▸ What you have to do
In the data below, find every line with the string "React" and pull it out.

▸ Figure scripts
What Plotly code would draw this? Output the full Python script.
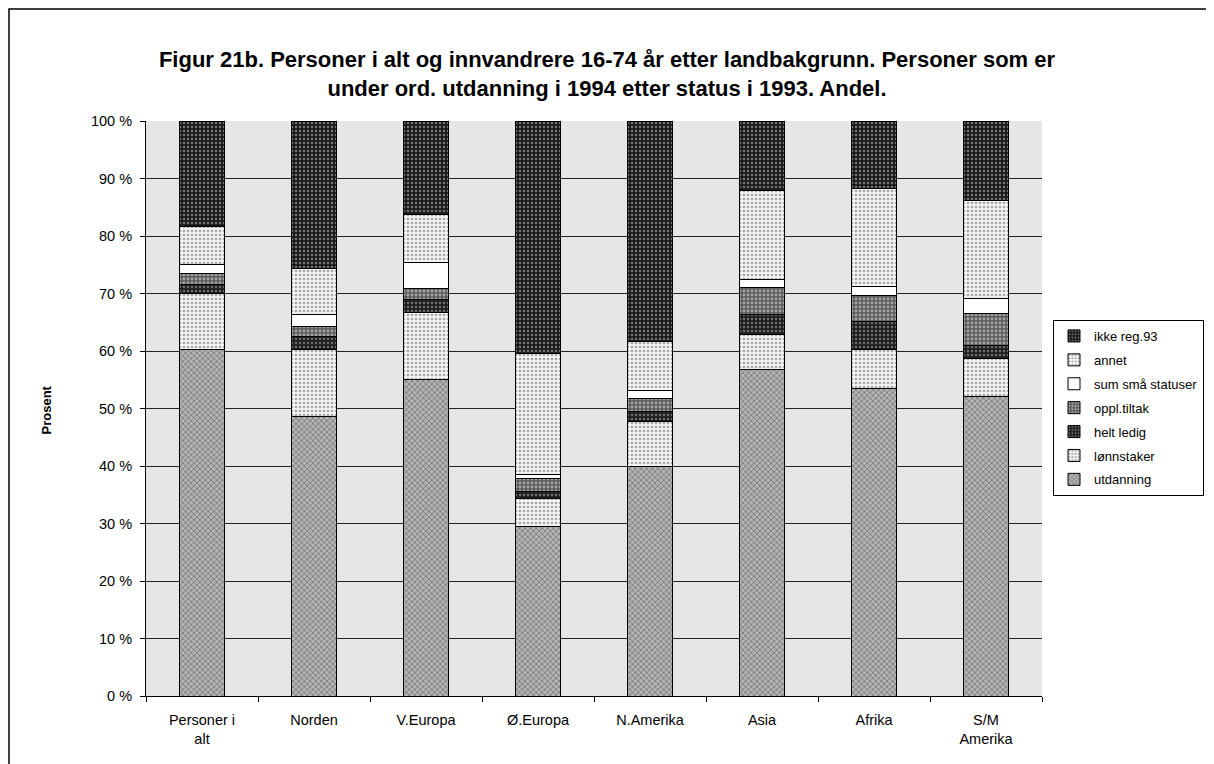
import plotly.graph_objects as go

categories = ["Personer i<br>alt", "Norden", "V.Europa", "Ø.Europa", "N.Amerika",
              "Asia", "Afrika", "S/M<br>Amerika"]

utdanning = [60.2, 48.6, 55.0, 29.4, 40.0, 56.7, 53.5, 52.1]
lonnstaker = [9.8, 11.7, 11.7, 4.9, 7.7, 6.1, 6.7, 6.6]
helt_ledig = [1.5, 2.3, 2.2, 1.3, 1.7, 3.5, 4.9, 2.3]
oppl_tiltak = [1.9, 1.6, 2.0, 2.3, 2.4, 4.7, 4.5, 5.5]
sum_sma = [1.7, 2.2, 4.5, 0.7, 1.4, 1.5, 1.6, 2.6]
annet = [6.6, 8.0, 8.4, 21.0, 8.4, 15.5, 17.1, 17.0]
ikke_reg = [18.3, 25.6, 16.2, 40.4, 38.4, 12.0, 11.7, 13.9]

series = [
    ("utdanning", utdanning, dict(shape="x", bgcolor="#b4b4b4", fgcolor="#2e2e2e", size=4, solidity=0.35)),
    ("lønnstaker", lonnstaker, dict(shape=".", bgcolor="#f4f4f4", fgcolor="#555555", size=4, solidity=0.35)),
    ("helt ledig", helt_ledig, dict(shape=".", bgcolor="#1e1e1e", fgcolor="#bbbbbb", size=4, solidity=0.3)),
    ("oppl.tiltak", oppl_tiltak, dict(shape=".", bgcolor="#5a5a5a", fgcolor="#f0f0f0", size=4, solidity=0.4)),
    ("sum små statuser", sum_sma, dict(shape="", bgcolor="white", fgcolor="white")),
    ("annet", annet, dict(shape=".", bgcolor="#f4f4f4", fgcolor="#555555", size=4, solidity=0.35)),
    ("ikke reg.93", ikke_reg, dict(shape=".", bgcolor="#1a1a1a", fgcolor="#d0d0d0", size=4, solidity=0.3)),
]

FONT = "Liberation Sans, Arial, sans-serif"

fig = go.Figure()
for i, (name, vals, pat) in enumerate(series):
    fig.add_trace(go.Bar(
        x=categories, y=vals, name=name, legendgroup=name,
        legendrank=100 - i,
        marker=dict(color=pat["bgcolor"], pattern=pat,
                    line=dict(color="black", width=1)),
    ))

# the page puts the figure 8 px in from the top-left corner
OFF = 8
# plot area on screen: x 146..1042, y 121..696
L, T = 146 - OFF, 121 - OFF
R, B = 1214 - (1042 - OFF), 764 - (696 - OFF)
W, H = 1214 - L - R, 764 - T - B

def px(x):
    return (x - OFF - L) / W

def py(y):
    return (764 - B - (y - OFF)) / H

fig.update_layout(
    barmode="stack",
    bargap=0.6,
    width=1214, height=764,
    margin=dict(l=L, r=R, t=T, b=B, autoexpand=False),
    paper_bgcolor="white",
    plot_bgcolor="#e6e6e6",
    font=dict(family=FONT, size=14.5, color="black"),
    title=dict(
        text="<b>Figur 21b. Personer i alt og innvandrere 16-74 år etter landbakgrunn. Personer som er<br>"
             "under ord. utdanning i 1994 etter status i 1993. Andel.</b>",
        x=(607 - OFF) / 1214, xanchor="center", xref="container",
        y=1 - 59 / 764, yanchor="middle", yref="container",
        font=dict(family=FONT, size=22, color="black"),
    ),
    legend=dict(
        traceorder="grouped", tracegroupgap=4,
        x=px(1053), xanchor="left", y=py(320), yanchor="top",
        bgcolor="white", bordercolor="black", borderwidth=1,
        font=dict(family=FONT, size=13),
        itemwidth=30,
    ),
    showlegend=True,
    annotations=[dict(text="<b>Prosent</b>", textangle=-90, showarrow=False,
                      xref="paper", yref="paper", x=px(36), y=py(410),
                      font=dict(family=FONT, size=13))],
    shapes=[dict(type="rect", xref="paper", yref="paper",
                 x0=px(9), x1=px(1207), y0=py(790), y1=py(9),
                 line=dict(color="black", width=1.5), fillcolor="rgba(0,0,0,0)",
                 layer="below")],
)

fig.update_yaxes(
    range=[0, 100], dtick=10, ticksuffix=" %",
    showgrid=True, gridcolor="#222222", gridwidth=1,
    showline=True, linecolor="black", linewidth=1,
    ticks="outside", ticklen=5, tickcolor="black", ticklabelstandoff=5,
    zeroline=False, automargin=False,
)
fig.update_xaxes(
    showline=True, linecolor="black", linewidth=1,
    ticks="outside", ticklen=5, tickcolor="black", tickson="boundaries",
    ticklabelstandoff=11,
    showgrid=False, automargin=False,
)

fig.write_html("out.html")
...
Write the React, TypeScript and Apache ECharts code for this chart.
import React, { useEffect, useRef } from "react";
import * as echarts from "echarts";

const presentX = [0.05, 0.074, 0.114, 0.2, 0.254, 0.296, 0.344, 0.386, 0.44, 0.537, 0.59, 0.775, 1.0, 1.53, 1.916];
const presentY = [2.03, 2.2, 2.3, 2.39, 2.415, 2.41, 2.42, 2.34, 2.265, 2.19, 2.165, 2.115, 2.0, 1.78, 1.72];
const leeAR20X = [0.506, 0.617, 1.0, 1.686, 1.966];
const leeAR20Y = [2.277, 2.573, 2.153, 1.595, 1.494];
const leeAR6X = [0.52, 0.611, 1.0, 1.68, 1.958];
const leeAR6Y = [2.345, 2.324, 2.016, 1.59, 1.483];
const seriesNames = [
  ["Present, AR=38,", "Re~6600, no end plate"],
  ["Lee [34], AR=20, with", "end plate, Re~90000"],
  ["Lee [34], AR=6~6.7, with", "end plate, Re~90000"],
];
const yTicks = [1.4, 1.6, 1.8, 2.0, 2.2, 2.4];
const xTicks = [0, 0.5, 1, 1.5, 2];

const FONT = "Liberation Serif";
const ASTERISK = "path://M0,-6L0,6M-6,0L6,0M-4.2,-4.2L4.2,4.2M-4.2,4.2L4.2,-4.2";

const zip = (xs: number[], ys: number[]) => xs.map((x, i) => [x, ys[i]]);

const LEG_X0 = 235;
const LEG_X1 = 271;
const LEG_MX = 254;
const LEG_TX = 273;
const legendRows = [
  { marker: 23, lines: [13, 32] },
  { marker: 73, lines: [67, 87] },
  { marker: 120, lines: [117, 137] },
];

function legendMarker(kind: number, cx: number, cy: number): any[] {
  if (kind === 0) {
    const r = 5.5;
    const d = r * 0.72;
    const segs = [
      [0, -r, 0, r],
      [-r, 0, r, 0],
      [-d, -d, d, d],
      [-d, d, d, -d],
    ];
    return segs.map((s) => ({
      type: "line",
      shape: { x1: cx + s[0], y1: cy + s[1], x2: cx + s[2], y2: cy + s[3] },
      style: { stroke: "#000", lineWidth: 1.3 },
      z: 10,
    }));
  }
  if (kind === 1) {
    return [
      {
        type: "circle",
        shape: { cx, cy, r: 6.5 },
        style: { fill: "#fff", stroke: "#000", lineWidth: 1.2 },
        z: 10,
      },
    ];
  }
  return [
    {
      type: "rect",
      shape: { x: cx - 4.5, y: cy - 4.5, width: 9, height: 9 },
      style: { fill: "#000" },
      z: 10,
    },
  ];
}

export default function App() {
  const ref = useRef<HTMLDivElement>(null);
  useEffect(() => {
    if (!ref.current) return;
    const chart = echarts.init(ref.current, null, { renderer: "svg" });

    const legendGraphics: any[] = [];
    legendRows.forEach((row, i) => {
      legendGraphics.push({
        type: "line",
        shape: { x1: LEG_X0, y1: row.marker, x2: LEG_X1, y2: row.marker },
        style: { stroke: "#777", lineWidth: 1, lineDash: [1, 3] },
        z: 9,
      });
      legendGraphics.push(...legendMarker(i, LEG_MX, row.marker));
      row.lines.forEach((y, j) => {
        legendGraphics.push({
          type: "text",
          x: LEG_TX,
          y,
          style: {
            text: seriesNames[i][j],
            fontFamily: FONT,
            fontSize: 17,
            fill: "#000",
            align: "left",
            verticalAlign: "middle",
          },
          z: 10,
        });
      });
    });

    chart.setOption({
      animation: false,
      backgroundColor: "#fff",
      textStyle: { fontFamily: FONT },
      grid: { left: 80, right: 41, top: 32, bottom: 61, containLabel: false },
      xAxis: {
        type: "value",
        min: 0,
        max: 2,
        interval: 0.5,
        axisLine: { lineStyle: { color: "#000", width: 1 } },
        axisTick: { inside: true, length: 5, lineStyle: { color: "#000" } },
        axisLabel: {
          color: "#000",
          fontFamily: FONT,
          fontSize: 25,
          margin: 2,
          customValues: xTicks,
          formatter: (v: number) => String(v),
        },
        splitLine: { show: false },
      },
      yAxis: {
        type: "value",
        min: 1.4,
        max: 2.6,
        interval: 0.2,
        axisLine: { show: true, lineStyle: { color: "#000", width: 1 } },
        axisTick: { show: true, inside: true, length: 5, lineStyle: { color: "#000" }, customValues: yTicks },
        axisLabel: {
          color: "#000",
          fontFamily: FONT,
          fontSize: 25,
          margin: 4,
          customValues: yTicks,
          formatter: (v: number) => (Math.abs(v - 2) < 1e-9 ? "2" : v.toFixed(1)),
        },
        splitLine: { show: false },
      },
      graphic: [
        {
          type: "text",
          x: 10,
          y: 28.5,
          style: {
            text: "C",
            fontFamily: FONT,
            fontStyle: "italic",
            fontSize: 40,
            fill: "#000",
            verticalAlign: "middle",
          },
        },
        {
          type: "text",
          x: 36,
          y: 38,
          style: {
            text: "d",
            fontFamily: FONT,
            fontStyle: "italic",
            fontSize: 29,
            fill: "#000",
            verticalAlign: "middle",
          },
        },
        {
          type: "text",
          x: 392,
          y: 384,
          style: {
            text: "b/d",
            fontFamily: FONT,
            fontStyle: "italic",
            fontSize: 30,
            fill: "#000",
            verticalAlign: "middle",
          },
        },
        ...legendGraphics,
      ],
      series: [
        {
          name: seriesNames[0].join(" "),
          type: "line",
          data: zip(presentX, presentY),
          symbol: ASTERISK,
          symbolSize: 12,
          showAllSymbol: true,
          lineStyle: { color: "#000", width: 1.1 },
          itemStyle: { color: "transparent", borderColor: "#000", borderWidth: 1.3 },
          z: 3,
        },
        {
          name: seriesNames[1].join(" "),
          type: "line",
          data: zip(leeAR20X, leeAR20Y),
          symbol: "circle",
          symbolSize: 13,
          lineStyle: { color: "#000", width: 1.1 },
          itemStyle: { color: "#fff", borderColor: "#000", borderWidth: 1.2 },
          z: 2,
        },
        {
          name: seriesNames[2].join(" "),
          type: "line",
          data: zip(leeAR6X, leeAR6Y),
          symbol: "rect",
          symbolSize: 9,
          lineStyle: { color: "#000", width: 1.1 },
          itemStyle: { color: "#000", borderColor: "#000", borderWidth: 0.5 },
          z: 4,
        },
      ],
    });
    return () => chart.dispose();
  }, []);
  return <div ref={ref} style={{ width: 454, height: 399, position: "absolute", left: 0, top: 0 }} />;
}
--
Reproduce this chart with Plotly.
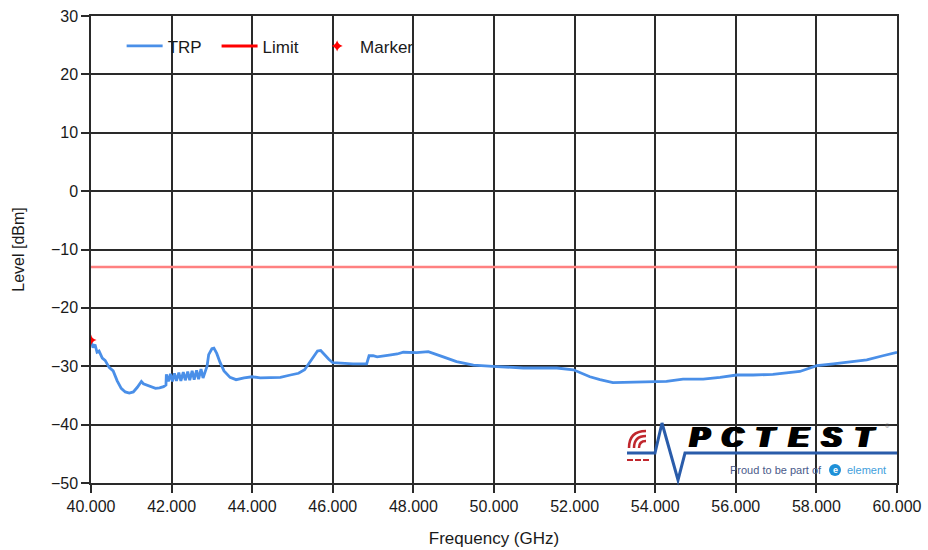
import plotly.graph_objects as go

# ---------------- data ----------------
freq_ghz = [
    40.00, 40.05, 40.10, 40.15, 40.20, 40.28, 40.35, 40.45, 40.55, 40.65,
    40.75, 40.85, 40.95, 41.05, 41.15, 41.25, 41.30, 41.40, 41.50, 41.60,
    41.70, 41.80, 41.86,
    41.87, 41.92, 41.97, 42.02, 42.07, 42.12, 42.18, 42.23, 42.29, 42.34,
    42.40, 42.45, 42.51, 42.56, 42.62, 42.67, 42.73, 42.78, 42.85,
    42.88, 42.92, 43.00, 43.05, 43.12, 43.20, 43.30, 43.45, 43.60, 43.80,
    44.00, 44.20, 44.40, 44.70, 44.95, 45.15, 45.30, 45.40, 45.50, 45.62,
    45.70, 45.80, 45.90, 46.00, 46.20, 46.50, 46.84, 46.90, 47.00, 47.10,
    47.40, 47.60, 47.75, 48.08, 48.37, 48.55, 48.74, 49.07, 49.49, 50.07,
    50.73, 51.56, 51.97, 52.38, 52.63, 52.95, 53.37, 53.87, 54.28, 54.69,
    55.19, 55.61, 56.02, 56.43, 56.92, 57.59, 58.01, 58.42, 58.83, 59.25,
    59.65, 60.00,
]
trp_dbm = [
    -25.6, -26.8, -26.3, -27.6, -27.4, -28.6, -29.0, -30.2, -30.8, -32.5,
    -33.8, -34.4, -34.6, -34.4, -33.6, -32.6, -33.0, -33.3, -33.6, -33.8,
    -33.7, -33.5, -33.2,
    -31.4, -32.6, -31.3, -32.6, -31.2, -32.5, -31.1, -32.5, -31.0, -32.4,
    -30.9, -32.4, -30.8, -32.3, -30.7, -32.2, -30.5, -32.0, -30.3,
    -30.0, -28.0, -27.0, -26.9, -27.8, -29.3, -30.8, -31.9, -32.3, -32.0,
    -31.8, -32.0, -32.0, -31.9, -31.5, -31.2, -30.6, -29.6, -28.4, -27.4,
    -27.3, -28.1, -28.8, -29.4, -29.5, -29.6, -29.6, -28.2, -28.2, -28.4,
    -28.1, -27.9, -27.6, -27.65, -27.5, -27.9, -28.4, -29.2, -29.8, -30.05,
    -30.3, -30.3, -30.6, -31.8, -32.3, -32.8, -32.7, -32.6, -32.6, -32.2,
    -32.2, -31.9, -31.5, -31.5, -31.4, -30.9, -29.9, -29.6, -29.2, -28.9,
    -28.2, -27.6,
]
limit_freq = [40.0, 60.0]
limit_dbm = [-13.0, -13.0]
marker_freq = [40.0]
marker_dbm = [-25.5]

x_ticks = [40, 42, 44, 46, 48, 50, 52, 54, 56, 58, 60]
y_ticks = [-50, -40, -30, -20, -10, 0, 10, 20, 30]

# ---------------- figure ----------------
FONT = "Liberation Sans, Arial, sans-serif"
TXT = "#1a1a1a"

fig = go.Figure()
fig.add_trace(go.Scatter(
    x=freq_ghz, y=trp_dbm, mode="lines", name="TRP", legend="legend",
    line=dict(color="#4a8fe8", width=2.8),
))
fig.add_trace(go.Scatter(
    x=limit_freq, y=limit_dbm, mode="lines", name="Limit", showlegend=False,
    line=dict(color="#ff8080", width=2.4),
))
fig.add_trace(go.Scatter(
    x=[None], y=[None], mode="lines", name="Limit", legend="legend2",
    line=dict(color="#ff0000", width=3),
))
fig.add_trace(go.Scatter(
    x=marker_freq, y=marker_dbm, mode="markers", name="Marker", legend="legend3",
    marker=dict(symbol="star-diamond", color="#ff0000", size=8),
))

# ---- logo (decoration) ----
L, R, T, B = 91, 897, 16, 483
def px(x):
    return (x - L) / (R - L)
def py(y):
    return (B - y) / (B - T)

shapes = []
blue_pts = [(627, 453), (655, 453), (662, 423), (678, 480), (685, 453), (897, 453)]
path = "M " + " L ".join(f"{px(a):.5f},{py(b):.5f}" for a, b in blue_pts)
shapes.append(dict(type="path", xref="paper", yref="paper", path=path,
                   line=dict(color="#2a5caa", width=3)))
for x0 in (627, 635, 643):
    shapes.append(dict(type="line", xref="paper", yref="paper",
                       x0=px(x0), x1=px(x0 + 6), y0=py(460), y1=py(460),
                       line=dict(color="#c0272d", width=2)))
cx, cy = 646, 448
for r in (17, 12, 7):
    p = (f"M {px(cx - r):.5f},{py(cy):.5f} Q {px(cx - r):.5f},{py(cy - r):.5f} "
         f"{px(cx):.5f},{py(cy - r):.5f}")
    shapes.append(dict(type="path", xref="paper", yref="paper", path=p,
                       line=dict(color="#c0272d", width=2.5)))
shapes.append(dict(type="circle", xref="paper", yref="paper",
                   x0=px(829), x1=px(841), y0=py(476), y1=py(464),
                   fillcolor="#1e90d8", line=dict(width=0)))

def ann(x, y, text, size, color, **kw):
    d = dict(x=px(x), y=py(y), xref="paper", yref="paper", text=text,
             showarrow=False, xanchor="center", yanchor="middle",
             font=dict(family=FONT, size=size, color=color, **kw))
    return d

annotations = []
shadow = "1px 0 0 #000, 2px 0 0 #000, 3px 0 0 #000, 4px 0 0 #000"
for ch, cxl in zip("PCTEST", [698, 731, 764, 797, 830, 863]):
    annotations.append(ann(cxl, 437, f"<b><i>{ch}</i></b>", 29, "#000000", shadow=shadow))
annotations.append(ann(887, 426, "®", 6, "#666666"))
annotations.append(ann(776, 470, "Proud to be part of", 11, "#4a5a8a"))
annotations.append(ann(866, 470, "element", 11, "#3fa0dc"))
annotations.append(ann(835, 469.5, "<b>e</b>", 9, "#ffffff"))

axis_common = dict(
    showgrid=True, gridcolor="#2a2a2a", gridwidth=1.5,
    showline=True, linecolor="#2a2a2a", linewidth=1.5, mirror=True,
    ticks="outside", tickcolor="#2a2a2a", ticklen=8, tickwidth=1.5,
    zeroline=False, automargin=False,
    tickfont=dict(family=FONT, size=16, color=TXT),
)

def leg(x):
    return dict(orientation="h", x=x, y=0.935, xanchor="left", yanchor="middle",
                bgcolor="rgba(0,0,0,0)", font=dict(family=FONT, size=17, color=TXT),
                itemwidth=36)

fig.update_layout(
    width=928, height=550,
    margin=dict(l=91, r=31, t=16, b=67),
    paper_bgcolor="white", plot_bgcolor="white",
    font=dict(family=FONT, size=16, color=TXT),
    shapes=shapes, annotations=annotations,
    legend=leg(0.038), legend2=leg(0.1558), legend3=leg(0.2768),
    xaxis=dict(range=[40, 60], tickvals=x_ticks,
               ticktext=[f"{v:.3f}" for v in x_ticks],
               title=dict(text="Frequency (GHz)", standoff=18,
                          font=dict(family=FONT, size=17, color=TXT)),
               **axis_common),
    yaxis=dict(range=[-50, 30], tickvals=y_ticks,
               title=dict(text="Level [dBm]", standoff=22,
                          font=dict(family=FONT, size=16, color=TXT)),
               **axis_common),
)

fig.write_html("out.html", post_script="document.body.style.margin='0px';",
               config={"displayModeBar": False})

▸ Full answer
Write the React, TypeScript and Apache ECharts code for this chart.
import React, { useEffect, useRef } from "react";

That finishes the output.